Scrive il filosofo Emanuele Severino:
<<La
volontà che si manifesta nell’amore e nella tolleranza è violenza infinita non
meno di quella presente nell’odio e nell’intolleranza. Certo, tutti noi
preferiamo vivere nella tolleranza e nell’amore piuttosto che nell’odio e
nell’intolleranza. Ma questa preferenza non implica che l’amore e la tolleranza
siano la strada che conduce al di fuori della violenza. Per quanto
profondamente diversi, amore e odio, tolleranza e intolleranza hanno la stessa
anima – la violenza infinita. E la violenza, per quanto lontana dalle sue forme
manifeste, non può condurre al di fuori della violenza. Né la strada che
conduce al di fuori della violenza può essere un divenire, un diventare altro,
prodotto da forze umane o divine. Non può essere volontà di salvezza>>.

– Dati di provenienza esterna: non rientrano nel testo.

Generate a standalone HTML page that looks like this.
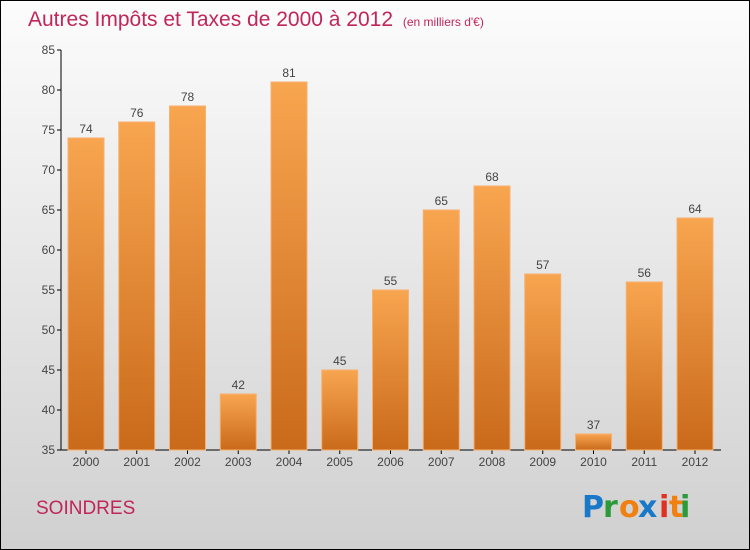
<!DOCTYPE html>
<html><head><meta charset="utf-8"><style>
html,body{margin:0;padding:0}
body{width:750px;height:550px;overflow:hidden;font-family:"Liberation Sans","DejaVu Sans",sans-serif}
#frame{position:absolute;left:0;top:0;width:748px;height:548px;border:1px solid #000;background:linear-gradient(#fcfcfc,#d0d0d0)}
</style></head><body>
<div id="frame"></div>
<svg id="chart" width="750" height="550" style="position:absolute;left:0;top:0">
<defs>
<linearGradient id="bg" x1="0" y1="0" x2="0" y2="1"><stop offset="0" stop-color="#f8a550"/><stop offset="1" stop-color="#c96a1a"/></linearGradient>
</defs>
<text x="28" y="26" font-size="21" fill="#c0265a">Autres Impôts et Taxes de 2000 à 2012 <tspan font-size="12" dx="4">(en milliers d'€)</tspan></text>
<text x="36" y="514" font-size="19" fill="#c0265a">SOINDRES</text>
<g font-size="30" font-weight="bold" font-family="'DejaVu Sans',sans-serif">
<text x="582" y="517" fill="#1a78c8">P</text><text x="603" y="517" fill="#2a9a3a">r</text><text x="619" y="517" fill="#f08010">o</text><text x="638" y="517" fill="#1a78c8">x</text><text x="659" y="517" fill="#e03020">i</text><text x="669" y="517" fill="#f08010">t</text><text x="680" y="517" fill="#2a9a3a">i</text>
</g>
<g id="axes"></g><g id="bars"></g>
</svg>
<script>
const categories=["2000","2001","2002","2003","2004","2005","2006","2007","2008","2009","2010","2011","2012"];
const values=[74,76,78,42,81,45,55,65,68,57,37,56,64];
const yTicks=[35,40,45,50,55,60,65,70,75,80,85];
const NS="http://www.w3.org/2000/svg";
const y0=450,yTop=50,vMin=35,vMax=85;
function y(v){return y0-(v-vMin)/(vMax-vMin)*(y0-yTop);}
function x(i){return 86+i*50.75;}
function mk(t,a,p){const e=document.createElementNS(NS,t);for(const k in a)e.setAttribute(k,a[k]);p.appendChild(e);return e;}
const ax=document.getElementById('axes'),bars=document.getElementById('bars');
const yl=mk('line',{x1:61,y1:yTop,x2:61,y2:y0,stroke:'#000'},ax);


const xl=mk('line',{x1:61,y1:y0,x2:721,y2:y0,stroke:'#000'},ax);


yTicks.forEach(v=>{
 mk('line',{x1:57,y1:y(v),x2:61,y2:y(v),stroke:'#000'},ax);
 const t=mk('text',{x:55,y:y(v)+4,'text-anchor':'end','font-size':12,fill:'#444'},ax);t.textContent=v;
 
 
});
categories.forEach((c,i)=>{
 const cx=x(i);
 mk('line',{x1:cx,y1:y0,x2:cx,y2:y0+4,stroke:'#000'},ax);
 const t=mk('text',{x:cx,y:y0+16,'text-anchor':'middle','font-size':12,fill:'#444'},ax);t.textContent=c;
 
 
 const r=mk('rect',{x:cx-18,y:y(values[i]),width:36,height:y0-y(values[i]),fill:'url(#bg)',stroke:'#f6b070','stroke-width':1},bars);
 
 
 const l=mk('text',{x:cx,y:y(values[i])-5,'text-anchor':'middle','font-size':12,fill:'#444'},bars);l.textContent=values[i];
 
 
});
</script>
</body></html>
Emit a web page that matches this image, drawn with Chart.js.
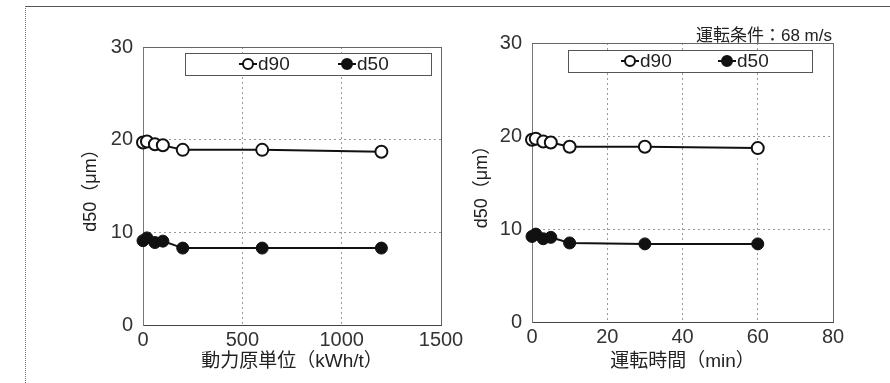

(Emanuele Severino, Oltre il linguaggio, Adelphi, p. 33).
Se
ogni volontà
è violenza, allora, tra la <<volontà che si manifesta nell’amore e nella
tolleranza>> e <<quella presente nell’odio e
nell’intolleranza>> possiamo inserirvi la volontà di indicare la violenza
attraverso gli scritti
di Severino, la
quale, perciò, è anch’essa <<violenza infinita non meno di quella presente nell’odio e
nell’intolleranza>>.
E
poiché <<la violenza, per quanto lontana dalle sue forme manifeste,
non può condurre al di fuori della violenza>>, a maggior ragione nemmeno
la violenza consistente nei suoi scritti
potrà mai non solo <<condurre al di fuori della violenza>>,
ma neanche soltanto indicarla, giacché anche tale indicazione
sarebbe pur sempre violenza ossia volontà di indicare.
La
violenza della volontà
di Severino ci vuol dire (tramite i
suoi scritti) che il destino severiniano sia al di fuori di ogni violenza.
Tuttavia,
anche il destino vuole
inviare la terra che salva dal nichilismo della terra isolata, ma _
stando agli stessi presupposti severiniani _ non potrà mai riuscirvi, giacché
<<la strada che conduce al di fuori della violenza [non]
può essere un divenire, un diventare altro>> e, sebbene la terra
isolata non diventi quell’altro
da sé cui è la terra che salva, ciò nonostante dalla terra isolata si realizza
il divenire che conduce alla terra che salva, e questo, ripeterei, sempre
stando alle parole di Severino, <<non può condurre al di fuori della
violenza>> attraverso <<un divenire, un diventare altro,
prodotto da forze umane o divine>> o inviato dalla volontà del
destino severiniano.
Il
destino severiniano nega ogni violenta <<volontà di salvezza>>
inviando la violenza della volontà di indicare
mediante gli scritti severiniani la
violenza di ogni <<volontà di salvezza>>, negando così anche
la propria (del destino severiniano) non-violenza:
esso
vuol
mostrare di essere da sempre al di fuori di ogni violenza nel mentre che la
invia…
Perciò
la negazione della violenza da parte del destino è l’affermazione della sua stessa violenza.
Inoltre,
la negazione della <<volontà di salvezza>> da parte del
destino severiniano è negazione
della sua
stessa <<volontà di salvezza>> allorché esso vuole inviare
quell’eterno cui è la terra che salva.